Поддельная переносная рождественская елка ярко горит на мусорных кучах родного дома, где мальчики дрочат в школьной уборной — сколько юных спазмов на том старом дубовом сиденье, истертом гладко, как золото...
Спи долго в долине Красной Реки, где опутаны паутиной темные окна и мальчишеские кости...
Два чернокожих педрилы в ярости орут друг на друга.
ПЕДРИЛА 1: Заткнись, ты, дешевая гранулемная манда... Недаром клиенты зовут тебя Мерзкая Лу.
ДЕКЛАМАТОРША: А между ног-то у девочки кое-что аппетитное.
ПЕДРИЛА 2: Мяу-мяу. — Он напяливает леопардовую шкуру с железными когтями...
ПЕДРИЛА 1: Ого! Светская Дама! — Он с воплями бросается бежать по Рынку, преследуемый хрюкающим, рычащим трансвеститом...
Клем ставит подножку спастическому паралитику[65] и отбирает у него костыли... Он разыгрывает отвратительную пародию, подергиваясь и пуская слюни...
В отдалении шум мятежа — тысяча истеричных жителей Померании.
Ставни магазинов хлопают, как гильотины. В воздухе застыли напитки и подносы, а хозяева уже внутри — туда их всосала паника.
ХОР ПЕДИКОВ: Нас всех изнасилуют. Я знаю, я знаю.
Они врываются в аптеку и покупают ящик полового возбудителя.
ПАРТИЙНЫЙ ЛИДЕР (театрально вытянув руку): Глас Народа!

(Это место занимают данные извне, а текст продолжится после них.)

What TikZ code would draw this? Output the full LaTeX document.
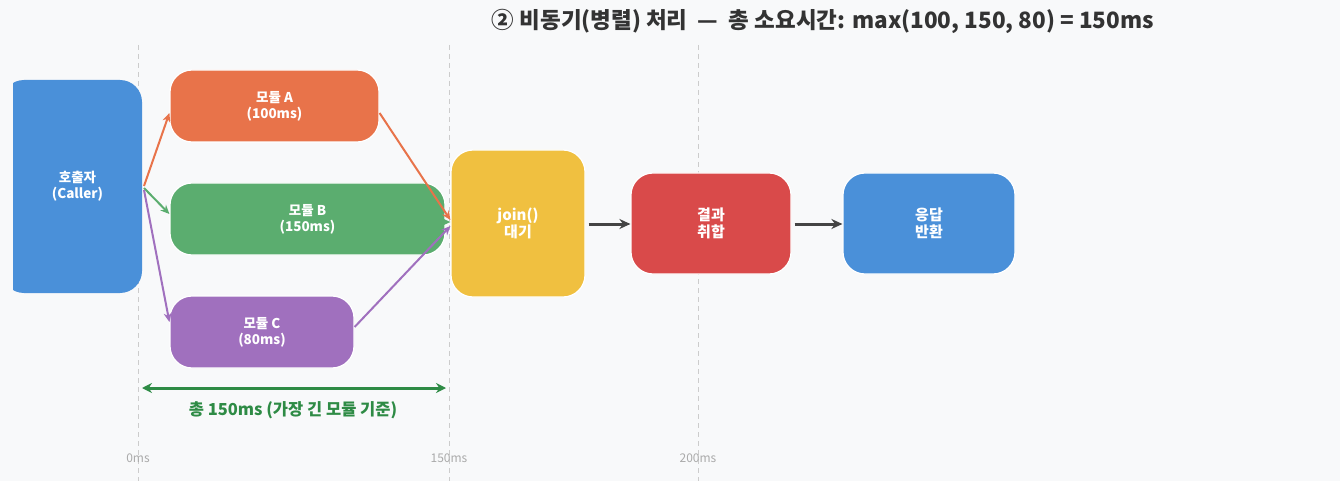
\documentclass[tikz,border=0pt]{standalone}
\usepackage{fontspec}
\setmainfont{Noto Sans CJK KR}
\usetikzlibrary{arrows.meta}
\definecolor{bg}{HTML}{F8F9FA}
\definecolor{cA}{HTML}{E8734A}
\definecolor{cB}{HTML}{5BAD6F}
\definecolor{cC}{HTML}{A070BE}
\definecolor{cJoin}{HTML}{F0C040}
\definecolor{cRed}{HTML}{D94A4A}
\definecolor{cBlue}{HTML}{4A90D9}
\definecolor{gridc}{HTML}{CCCCCC}
\definecolor{gridt}{HTML}{AAAAAA}
\definecolor{dkgreen}{HTML}{2E8B45}
\definecolor{titlec}{HTML}{333333}
\definecolor{flowc}{HTML}{444444}
\tikzset{
  box/.style={draw=white, line width=1.2pt, rounded corners=22pt, text=white,
    font=\fontsize{13.5}{16}\selectfont\bfseries, align=center},
  bigbox/.style={box, font=\fontsize{15}{17}\selectfont\bfseries},
  grid/.style={gridc, dashed, line width=0.8pt, dash pattern=on 5pt off 4pt},
  tick/.style={gridt, font=\fontsize{12}{14}\selectfont},
  conn/.style={line width=2pt, -{Stealth[length=9pt,width=8pt]}},
  flow/.style={flowc, line width=3pt, -{Stealth[length=11pt,width=10pt]}},
}
\begin{document}
\begin{tikzpicture}[x=1pt,y=-1pt]
\fill[bg] (0,0) rectangle (1340,481);
\useasboundingbox (0,0) rectangle (1340,481);
% grid lines
\foreach \gx/\gl in {138/0ms,449/150ms,698/200ms}{
  \draw[grid] (\gx,45) -- (\gx,481);
  \node[tick] at (\gx,458) {\gl};
}
% title
\node[titlec, font=\fontsize{22.5}{26}\selectfont\bfseries] (title) at (823,21)
  {② 비동기(병렬) 처리 \ — \ 총 소요시간: max(100, 150, 80) = 150ms};
% caller (clipped on the left)
\begin{scope}
\clip (13,60) rectangle (200,320);
\fill[cBlue, rounded corners=22pt] (2,80) rectangle (142,293);
\end{scope}
\node[box, draw=none, minimum width=129pt, minimum height=213pt] (caller) at (77.5,186.5) {호출자\\(Caller)};
% modules
\node[box, fill=cA, minimum width=209pt, minimum height=72pt] (A) at (274.5,106) {모듈 A\\(100ms)};
\node[box, fill=cB, minimum width=275pt, minimum height=72pt] (B) at (307.5,219) {모듈 B\\(150ms)};
\node[box, fill=cC, minimum width=184pt, minimum height=72pt] (C) at (262,332) {모듈 C\\(80ms)};
\node[bigbox, fill=cJoin, minimum width=134pt, minimum height=147pt] (join) at (518,223.5) {join()\\대기};
\node[bigbox, fill=cRed, minimum width=160pt, minimum height=101pt] (agg) at (711,223.5) {결과\\취합};
\node[bigbox, fill=cBlue, minimum width=172pt, minimum height=101pt] (resp) at (929,223.5) {응답\\반환};
% connectors
\coordinate (cA0) at (144,186);
\coordinate (cB0) at (144,188);
\coordinate (cC0) at (144,190);
\draw[conn, cA] (cA0) -- (A.west |- 0,113);
\draw[conn, cB] (cB0) -- (B.west |- 0,214);
\draw[conn, cC] (cC0) -- (C.west |- 0,322);
\draw[conn, cA] (A.east |- 0,113) -- (join.west |- 0,220);
\draw[conn, cB] (B.east |- 0,222) -- (join.west |- 0,222);
\draw[conn, cC] (C.east |- 0,327) -- (join.west |- 0,226);
\draw[flow] ([xshift=3pt]join.east |- 0,224) -- (agg.west |- 0,224);
\draw[flow] ([xshift=3pt]agg.east |- 0,224) -- (resp.west |- 0,224);
% total span
\coordinate (s0) at (142,388);
\coordinate (s1) at (446,388);
\draw[dkgreen, line width=3pt, {Stealth[length=10pt,width=10pt]}-{Stealth[length=10pt,width=10pt]}] (s0) -- (s1);
\node[dkgreen, font=\fontsize{16.5}{19}\selectfont\bfseries] (span) at (293,410) {총 150ms (가장 긴 모듈 기준)};
\end{tikzpicture}
\end{document}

Пощипывая низкую травку, появляется Пирсон Денежная Кукла. По приказу безжалостного командующего кармой он прячется на пустыре с неядовитыми змеями, где его унюхивает постижимый пес...
Рынок пуст, если не считать пьянчуги неопределенной национальности, напившегося до потери сознания и сунувшего голову в унитаз. Мятежники с торжествующими воплями врываются на Рынок и с криками «Смерть французам!» разрывают пьянчугу в клочья.

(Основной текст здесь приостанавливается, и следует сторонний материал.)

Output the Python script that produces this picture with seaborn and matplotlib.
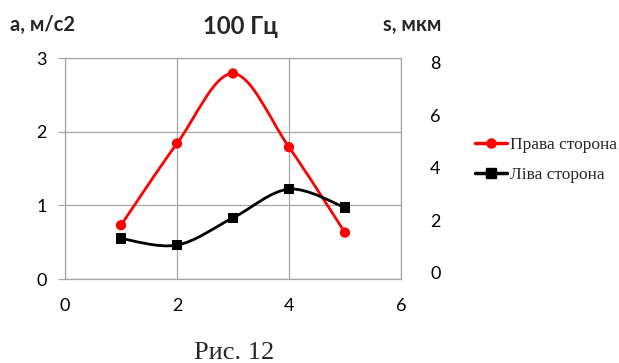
import numpy as np
import pandas as pd
import matplotlib
matplotlib.use("Agg")
import matplotlib.pyplot as plt
from matplotlib.path import Path
from matplotlib.patches import PathPatch
from matplotlib.lines import Line2D
import seaborn as sns

# Measurement points
x_vals = [1, 2, 3, 4, 5]
right_side = [0.73, 1.84, 2.79, 1.79, 0.63]   # Права сторона
left_side = [0.55, 0.46, 0.83, 1.22, 0.97]    # Ліва сторона
series_names = ["Права сторона", "Ліва сторона"]
series_colors = ["#ff0000", "#000000"]
series_markers = ["o", "s"]

x_ticks = [0, 2, 4, 6]
a_ticks = [0, 1, 2, 3]
s_ticks = [0, 2, 4, 6, 8]

sns.set_theme(style="white")
plt.rcParams["font.family"] = ["Lato", "DejaVu Sans"]

GRID = "#a6a6a6"

fig = plt.figure(figsize=(6.19, 3.63), dpi=100)
ax = fig.add_axes([0.1050, 0.2314, 0.5428, 0.6088])

df = pd.DataFrame({
    "x": x_vals * 2,
    "y": right_side + left_side,
    "series": [series_names[0]] * len(x_vals) + [series_names[1]] * len(x_vals),
})


def smooth_path(xs, ys):
    """Cubic Bezier path through the points (Catmull-Rom style smoothing)."""
    pts = np.column_stack([xs, ys]).astype(float)
    ext = np.vstack([pts[0], pts, pts[-1]])
    verts = [tuple(pts[0])]
    codes = [Path.MOVETO]
    for i in range(len(pts) - 1):
        p0, p1, p2, p3 = ext[i], ext[i + 1], ext[i + 2], ext[i + 3]
        c1 = p1 + (p2 - p0) / 6.0
        c2 = p2 - (p3 - p1) / 6.0
        verts += [tuple(c1), tuple(c2), tuple(p2)]
        codes += [Path.CURVE4] * 3
    return Path(verts, codes)


for name, color in zip(series_names, series_colors):
    sub = df[df["series"] == name]
    ax.add_patch(PathPatch(smooth_path(sub["x"].values, sub["y"].values),
                           facecolor="none", edgecolor=color, lw=2.0,
                           zorder=3, capstyle="round", joinstyle="round"))

sns.scatterplot(data=df, x="x", y="y", hue="series", style="series",
                hue_order=series_names, style_order=series_names,
                palette=series_colors, markers=series_markers,
                s=55, edgecolor="none", legend=False, ax=ax, zorder=4)

ax.set_xlim(0, 6)
ax.set_ylim(0, 3)
ax.set_xticks(x_ticks)
ax.set_yticks(a_ticks)
ax.set_xlabel("")
ax.set_ylabel("")
ax.grid(True, color=GRID, lw=0.9)
ax.set_axisbelow(True)
for sp in ax.spines.values():
    sp.set_visible(True)
    sp.set_color(GRID)
    sp.set_linewidth(0.9)
ax.tick_params(axis="both", which="major", direction="out", length=5,
               width=0.9, color=GRID, labelsize=13, labelcolor="#000000")
ax.tick_params(axis="y", pad=8)
ax.tick_params(axis="x", pad=9)

# Secondary scale for displacement
ax2 = ax.twinx()
ax2.set_ylim(-0.23, 8.19)
ax2.set_yticks(s_ticks)
ax2.grid(False)
for sp in ax2.spines.values():
    sp.set_visible(False)
ax2.tick_params(axis="y", length=0, pad=21, labelsize=13, labelcolor="#000000")

fig.text(0.388, 0.926, "100 Гц", ha="center", va="center",
         fontsize=17.2, fontweight="bold")
fig.text(0.016, 0.931, "а, м/с2", ha="left", va="center",
         fontsize=14.5, fontweight="bold")
fig.text(0.713, 0.931, "s, мкм", ha="right", va="center",
         fontsize=14.5, fontweight="bold")

handles = [Line2D([0], [0], color=c, lw=2.5, marker=m, markersize=6.5)
           for c, m in zip(series_colors, series_markers)]
fig.legend(handles, series_names, loc="upper left",
           bbox_to_anchor=(0.767, 0.624), frameon=False,
           prop={"family": "Liberation Serif", "size": 12.5},
           handlelength=1.84, handletextpad=0.2, labelspacing=0.8,
           borderpad=0, borderaxespad=0)

fig.text(0.378, 0.027, "Рис. 12", ha="center", va="center",
         fontsize=19, family="Liberation Serif")

fig.savefig("out.png", dpi=100, facecolor="white")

САЛЬВАДОР ХАСАН (извиваясь у замочной скважины): Только посмотрите на эти лица, единое прелестное протоплазменное существо — все в точности, как один. — Он отплясывает Ликвифракционистскую джигу.
Хныкающий гомик в оргазме падает на пол: «О боже, это слишком возбуждает. Будто миллион жарких трепещущих хуев».
БЕНВЕЙ: Хорошо бы взять у этих ребят кровь на анализ.
Зловеще неприметный человек — седая борода, серое лицо и поношенная бурая джеллаба — поет, не разжимая губ, с легким акцентом неведомого происхождения: «О куклы, большие красивые куклы».
Рынок занимают появившиеся со всех прилегающих улиц наряды носатых, тонкогубых полицейских с холодными серыми глазами. С хладнокровной, методичной жестокостью они избивают мятежников ногами и дубинками.